=== Dataset records ===

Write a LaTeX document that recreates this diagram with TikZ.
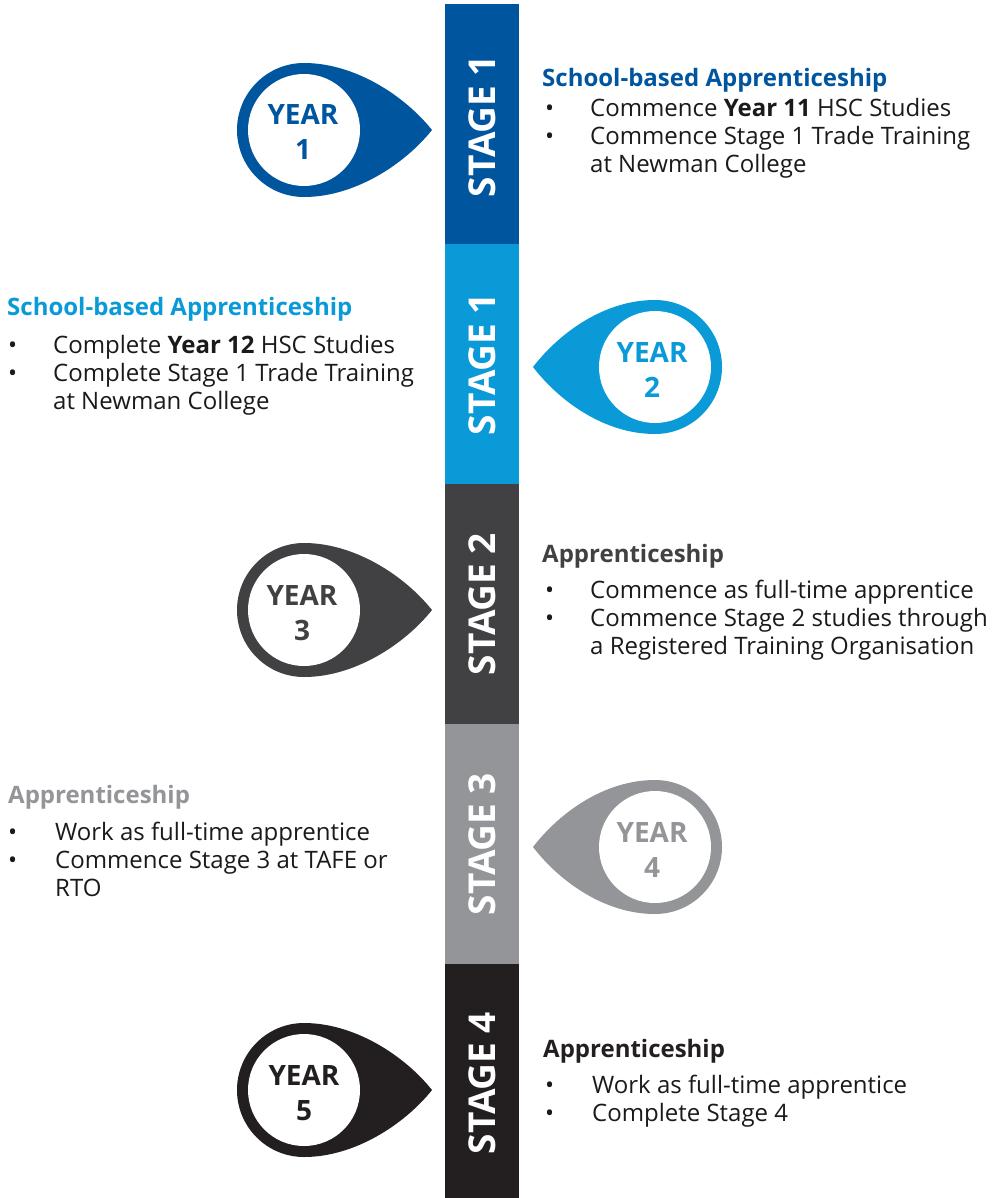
\documentclass[tikz,border=0pt]{standalone}
\usepackage{fontspec}
\setmainfont{Open Sans}
\definecolor{cA}{HTML}{00559F}
\definecolor{cB}{HTML}{0B9AD8}
\definecolor{cC}{HTML}{414042}
\definecolor{cD}{HTML}{939598}
\definecolor{cE}{HTML}{231F20}
\definecolor{ink}{HTML}{1A1A1A}
\newcommand\pinToRight[3]{%
  \fill[#3] (#1+128,#2) .. controls (#1+100,#2-35) and (#1+50,#2-67) .. (#1,#2-67)
    arc[start angle=270,end angle=90,radius=67]
    .. controls (#1+50,#2+67) and (#1+100,#2+35) .. (#1+128,#2) -- cycle;}
\newcommand\pinToLeft[3]{%
  \fill[#3] (#1-122,#2) .. controls (#1-95,#2-35) and (#1-50,#2-67) .. (#1,#2-67)
    arc[start angle=270,end angle=450,radius=67]
    .. controls (#1-50,#2+67) and (#1-95,#2+35) .. (#1-122,#2) -- cycle;}
\tikzset{
  ring/.style={circle,fill=white,minimum size=112,inner sep=0},
  yr/.style={anchor=base,inner sep=0,font=\bfseries\fontsize{28}{34}\selectfont},
  stg/.style={rotate=90,inner sep=0,text=white,font=\bfseries\fontsize{37}{40}\selectfont},
  head/.style={anchor=base west,inner sep=0,font=\bfseries\fontsize{24}{28}\selectfont},
  body/.style={anchor=base west,inner sep=0,text=ink,font=\fontsize{24}{28}\selectfont},
}
\begin{document}
\begin{tikzpicture}[x=1pt,y=-1pt]
\fill[white] (0,0) rectangle (1001,1198);
\useasboundingbox (0,0) rectangle (1001,1198);
% bar
\fill[cA] (445,4) rectangle (519,244);
\fill[cB] (445,244) rectangle (519,484);
\fill[cC] (445,484) rectangle (519,724);
\fill[cD] (445,724) rectangle (519,964);
\fill[cE] (445,964) rectangle (519,1198);
\node[stg] (s1) at (482,126) {STAGE 1};
\node[stg] (s2) at (482,364) {STAGE 1};
\node[stg] (s3) at (482,604) {STAGE 2};
\node[stg] (s4) at (482,844) {STAGE 3};
\node[stg] (s5) at (482,1083) {STAGE 4};
% pins
\pinToRight{304}{130}{cA}
\node[ring] (p1) at (304,130) {};
\node[yr,text=cA] (p1a) at (303,125) {YEAR};
\node[yr,text=cA] (p1b) at (303,160) {1};
\pinToLeft{655}{367}{cB}
\node[ring] (p2) at (655,367) {};
\node[yr,text=cB] (p2a) at (652,362) {YEAR};
\node[yr,text=cB] (p2b) at (652,397) {2};
\pinToRight{304}{610}{cC}
\node[ring] (p3) at (304,610) {};
\node[yr,text=cC] (p3a) at (302,605) {YEAR};
\node[yr,text=cC] (p3b) at (302,640) {3};
\pinToLeft{655}{847}{cD}
\node[ring] (p4) at (655,847) {};
\node[yr,text=cD] (p4a) at (652,842) {YEAR};
\node[yr,text=cD] (p4b) at (652,877) {4};
\pinToRight{304}{1090}{cE}
\node[ring] (p5) at (304,1090) {};
\node[yr,text=cE] (p5a) at (304,1085) {YEAR};
\node[yr,text=cE] (p5b) at (304,1120) {5};
% block 1
\node[head,text=cA] (h1) at (542,87) {School-based Apprenticeship};
\node[body] (b1a) at (545,117) {•};
\node[body] (t1a) at (590,117) {Commence \textbf{Year 11} HSC Studies};
\node[body] (b1b) at (545,145) {•};
\node[body] (t1b) at (590,145) {Commence Stage 1 Trade Training};
\node[body] (t1c) at (590,173) {at Newman College};
% block 2
\node[head,text=cB] (h2) at (7,315) {School-based Apprenticeship};
\node[body] (b2a) at (8,353) {•};
\node[body] (t2a) at (53,353) {Complete \textbf{Year 12} HSC Studies};
\node[body] (b2b) at (8,381) {•};
\node[body] (t2b) at (53,381) {Complete Stage 1 Trade Training};
\node[body] (t2c) at (53,409) {at Newman College};
% block 3
\node[head,text=cC] (h3) at (542,562) {Apprenticeship};
\node[body] (b3a) at (545,598) {•};
\node[body] (t3a) at (590,598) {Commence as full-time apprentice};
\node[body] (b3b) at (545,626) {•};
\node[body] (t3b) at (590,626) {Commence Stage 2 studies through};
\node[body] (t3c) at (590,654) {a Registered Training Organisation};
% block 4
\node[head,text=cD] (h4) at (8,803) {Apprenticeship};
\node[body] (b4a) at (8,840) {•};
\node[body] (t4a) at (55,840) {Work as full-time apprentice};
\node[body] (b4b) at (8,868) {•};
\node[body] (t4b) at (55,868) {Commence Stage 3 at TAFE or};
\node[body] (t4c) at (55,896) {RTO};
% block 5
\node[head,text=cE] (h5) at (543,1057) {Apprenticeship};
\node[body] (b5a) at (545,1093) {•};
\node[body] (t5a) at (592,1093) {Work as full-time apprentice};
\node[body] (b5b) at (545,1121) {•};
\node[body] (t5b) at (592,1121) {Complete Stage 4};
\end{tikzpicture}
\end{document}
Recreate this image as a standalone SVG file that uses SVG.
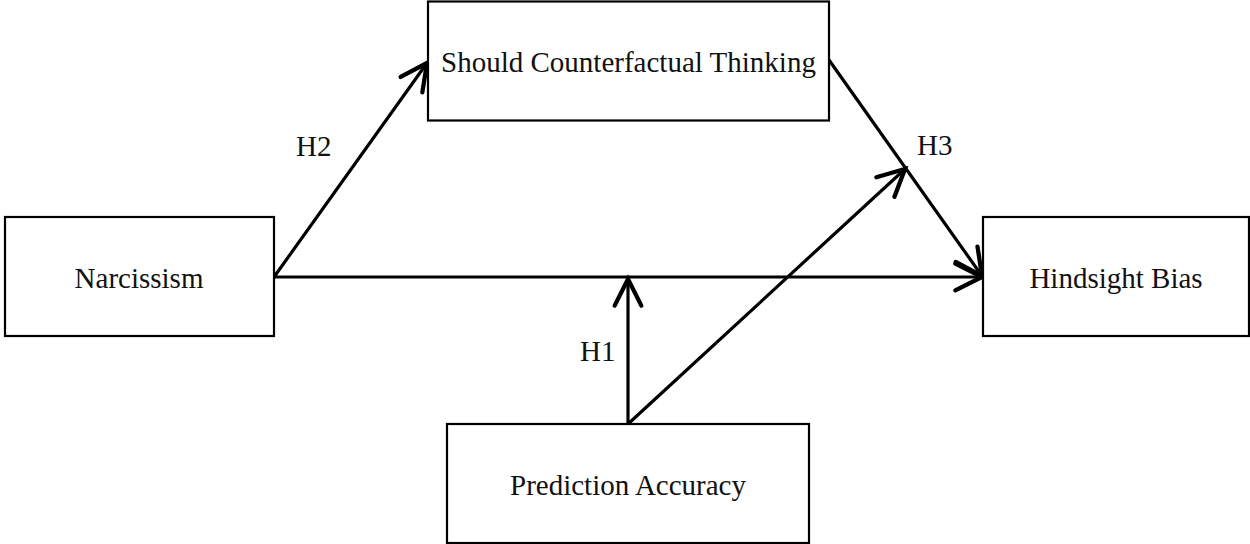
<svg xmlns="http://www.w3.org/2000/svg" width="1250" height="544" viewBox="0 0 1250 544">
<style>
.box{fill:#fff;stroke:#000;stroke-width:2.2}
.lbl{font-family:"Liberation Serif","Times New Roman",serif;font-size:29px;fill:#111}
.cn{fill:none;stroke:#000;stroke-width:3.2;stroke-linecap:round}
</style>
<defs>
<marker id="arr" markerUnits="userSpaceOnUse" markerWidth="40" markerHeight="40" refX="0" refY="0" viewBox="-25 -15 30 30" orient="auto" overflow="visible">
<path d="M-20,-10 L0,0 L-20,10" fill="none" stroke="#000" stroke-width="3.2" stroke-linecap="round" stroke-linejoin="miter"/>
</marker>
</defs>
<rect width="1250" height="544" fill="#fff"/>
<g id="connectors">
<line class="cn" x1="274" y1="277" x2="982" y2="277" marker-end="url(#arr)"/>
<line class="cn" x1="274" y1="277" x2="427" y2="63" marker-end="url(#arr)"/>
<line class="cn" x1="829" y1="60" x2="982" y2="276" marker-end="url(#arr)"/>
<line class="cn" x1="628" y1="424" x2="628" y2="279" marker-end="url(#arr)"/>
<line class="cn" x1="628" y1="424" x2="905" y2="169" marker-end="url(#arr)"/>
<text class="lbl" x="296" y="156">H2</text>
<text class="lbl" x="917" y="155">H3</text>
<text class="lbl" x="580" y="361">H1</text>
</g>
<g id="node-should">
<rect class="box" x="428" y="1.5" width="401" height="119"/>
<text class="lbl" x="628.5" y="72" text-anchor="middle">Should Counterfactual Thinking</text>
</g>
<g id="node-narcissism">
<rect class="box" x="5" y="217" width="269" height="119"/>
<text class="lbl" x="139" y="288" text-anchor="middle">Narcissism</text>
</g>
<g id="node-hindsight">
<rect class="box" x="983" y="217" width="266" height="119"/>
<text class="lbl" x="1116" y="288" text-anchor="middle">Hindsight Bias</text>
</g>
<g id="node-prediction">
<rect class="box" x="447" y="424" width="362" height="119"/>
<text class="lbl" x="628" y="495" text-anchor="middle">Prediction Accuracy</text>
</g>
</svg>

===

▶ **The exercise**:
Pictures are not part of the copy; reproduce everything else in the records exactly.

▶ **Full output**:
Write a LaTeX document that recreates this diagram with TikZ.
\documentclass[tikz,border=0pt]{standalone}
\usepackage{fontspec}
\setmainfont{Open Sans}
\definecolor{cA}{HTML}{00559F}
\definecolor{cB}{HTML}{0B9AD8}
\definecolor{cC}{HTML}{414042}
\definecolor{cD}{HTML}{939598}
\definecolor{cE}{HTML}{231F20}
\definecolor{ink}{HTML}{1A1A1A}
\newcommand\pinToRight[3]{%
  \fill[#3] (#1+128,#2) .. controls (#1+100,#2-35) and (#1+50,#2-67) .. (#1,#2-67)
    arc[start angle=270,end angle=90,radius=67]
    .. controls (#1+50,#2+67) and (#1+100,#2+35) .. (#1+128,#2) -- cycle;}
\newcommand\pinToLeft[3]{%
  \fill[#3] (#1-122,#2) .. controls (#1-95,#2-35) and (#1-50,#2-67) .. (#1,#2-67)
    arc[start angle=270,end angle=450,radius=67]
    .. controls (#1-50,#2+67) and (#1-95,#2+35) .. (#1-122,#2) -- cycle;}
\tikzset{
  ring/.style={circle,fill=white,minimum size=112,inner sep=0},
  yr/.style={anchor=base,inner sep=0,font=\bfseries\fontsize{28}{34}\selectfont},
  stg/.style={rotate=90,inner sep=0,text=white,font=\bfseries\fontsize{37}{40}\selectfont},
  head/.style={anchor=base west,inner sep=0,font=\bfseries\fontsize{24}{28}\selectfont},
  body/.style={anchor=base west,inner sep=0,text=ink,font=\fontsize{24}{28}\selectfont},
}
\begin{document}
\begin{tikzpicture}[x=1pt,y=-1pt]
\fill[white] (0,0) rectangle (1001,1198);
\useasboundingbox (0,0) rectangle (1001,1198);
% bar
\fill[cA] (445,4) rectangle (519,244);
\fill[cB] (445,244) rectangle (519,484);
\fill[cC] (445,484) rectangle (519,724);
\fill[cD] (445,724) rectangle (519,964);
\fill[cE] (445,964) rectangle (519,1198);
\node[stg] (s1) at (482,126) {STAGE 1};
\node[stg] (s2) at (482,364) {STAGE 1};
\node[stg] (s3) at (482,604) {STAGE 2};
\node[stg] (s4) at (482,844) {STAGE 3};
\node[stg] (s5) at (482,1083) {STAGE 4};
% pins
\pinToRight{304}{130}{cA}
\node[ring] (p1) at (304,130) {};
\node[yr,text=cA] (p1a) at (303,125) {YEAR};
\node[yr,text=cA] (p1b) at (303,160) {1};
\pinToLeft{655}{367}{cB}
\node[ring] (p2) at (655,367) {};
\node[yr,text=cB] (p2a) at (652,362) {YEAR};
\node[yr,text=cB] (p2b) at (652,397) {2};
\pinToRight{304}{610}{cC}
\node[ring] (p3) at (304,610) {};
\node[yr,text=cC] (p3a) at (302,605) {YEAR};
\node[yr,text=cC] (p3b) at (302,640) {3};
\pinToLeft{655}{847}{cD}
\node[ring] (p4) at (655,847) {};
\node[yr,text=cD] (p4a) at (652,842) {YEAR};
\node[yr,text=cD] (p4b) at (652,877) {4};
\pinToRight{304}{1090}{cE}
\node[ring] (p5) at (304,1090) {};
\node[yr,text=cE] (p5a) at (304,1085) {YEAR};
\node[yr,text=cE] (p5b) at (304,1120) {5};
% block 1
\node[head,text=cA] (h1) at (542,87) {School-based Apprenticeship};
\node[body] (b1a) at (545,117) {•};
\node[body] (t1a) at (590,117) {Commence \textbf{Year 11} HSC Studies};
\node[body] (b1b) at (545,145) {•};
\node[body] (t1b) at (590,145) {Commence Stage 1 Trade Training};
\node[body] (t1c) at (590,173) {at Newman College};
% block 2
\node[head,text=cB] (h2) at (7,315) {School-based Apprenticeship};
\node[body] (b2a) at (8,353) {•};
\node[body] (t2a) at (53,353) {Complete \textbf{Year 12} HSC Studies};
\node[body] (b2b) at (8,381) {•};
\node[body] (t2b) at (53,381) {Complete Stage 1 Trade Training};
\node[body] (t2c) at (53,409) {at Newman College};
% block 3
\node[head,text=cC] (h3) at (542,562) {Apprenticeship};
\node[body] (b3a) at (545,598) {•};
\node[body] (t3a) at (590,598) {Commence as full-time apprentice};
\node[body] (b3b) at (545,626) {•};
\node[body] (t3b) at (590,626) {Commence Stage 2 studies through};
\node[body] (t3c) at (590,654) {a Registered Training Organisation};
% block 4
\node[head,text=cD] (h4) at (8,803) {Apprenticeship};
\node[body] (b4a) at (8,840) {•};
\node[body] (t4a) at (55,840) {Work as full-time apprentice};
\node[body] (b4b) at (8,868) {•};
\node[body] (t4b) at (55,868) {Commence Stage 3 at TAFE or};
\node[body] (t4c) at (55,896) {RTO};
% block 5
\node[head,text=cE] (h5) at (543,1057) {Apprenticeship};
\node[body] (b5a) at (545,1093) {•};
\node[body] (t5a) at (592,1093) {Work as full-time apprentice};
\node[body] (b5b) at (545,1121) {•};
\node[body] (t5b) at (592,1121) {Complete Stage 4};
\end{tikzpicture}
\end{document}
Recreate this image as a standalone SVG file that uses SVG.
<svg xmlns="http://www.w3.org/2000/svg" width="1250" height="544" viewBox="0 0 1250 544">
<style>
.box{fill:#fff;stroke:#000;stroke-width:2.2}
.lbl{font-family:"Liberation Serif","Times New Roman",serif;font-size:29px;fill:#111}
.cn{fill:none;stroke:#000;stroke-width:3.2;stroke-linecap:round}
</style>
<defs>
<marker id="arr" markerUnits="userSpaceOnUse" markerWidth="40" markerHeight="40" refX="0" refY="0" viewBox="-25 -15 30 30" orient="auto" overflow="visible">
<path d="M-20,-10 L0,0 L-20,10" fill="none" stroke="#000" stroke-width="3.2" stroke-linecap="round" stroke-linejoin="miter"/>
</marker>
</defs>
<rect width="1250" height="544" fill="#fff"/>
<g id="connectors">
<line class="cn" x1="274" y1="277" x2="982" y2="277" marker-end="url(#arr)"/>
<line class="cn" x1="274" y1="277" x2="427" y2="63" marker-end="url(#arr)"/>
<line class="cn" x1="829" y1="60" x2="982" y2="276" marker-end="url(#arr)"/>
<line class="cn" x1="628" y1="424" x2="628" y2="279" marker-end="url(#arr)"/>
<line class="cn" x1="628" y1="424" x2="905" y2="169" marker-end="url(#arr)"/>
<text class="lbl" x="296" y="156">H2</text>
<text class="lbl" x="917" y="155">H3</text>
<text class="lbl" x="580" y="361">H1</text>
</g>
<g id="node-should">
<rect class="box" x="428" y="1.5" width="401" height="119"/>
<text class="lbl" x="628.5" y="72" text-anchor="middle">Should Counterfactual Thinking</text>
</g>
<g id="node-narcissism">
<rect class="box" x="5" y="217" width="269" height="119"/>
<text class="lbl" x="139" y="288" text-anchor="middle">Narcissism</text>
</g>
<g id="node-hindsight">
<rect class="box" x="983" y="217" width="266" height="119"/>
<text class="lbl" x="1116" y="288" text-anchor="middle">Hindsight Bias</text>
</g>
<g id="node-prediction">
<rect class="box" x="447" y="424" width="362" height="119"/>
<text class="lbl" x="628" y="495" text-anchor="middle">Prediction Accuracy</text>
</g>
</svg>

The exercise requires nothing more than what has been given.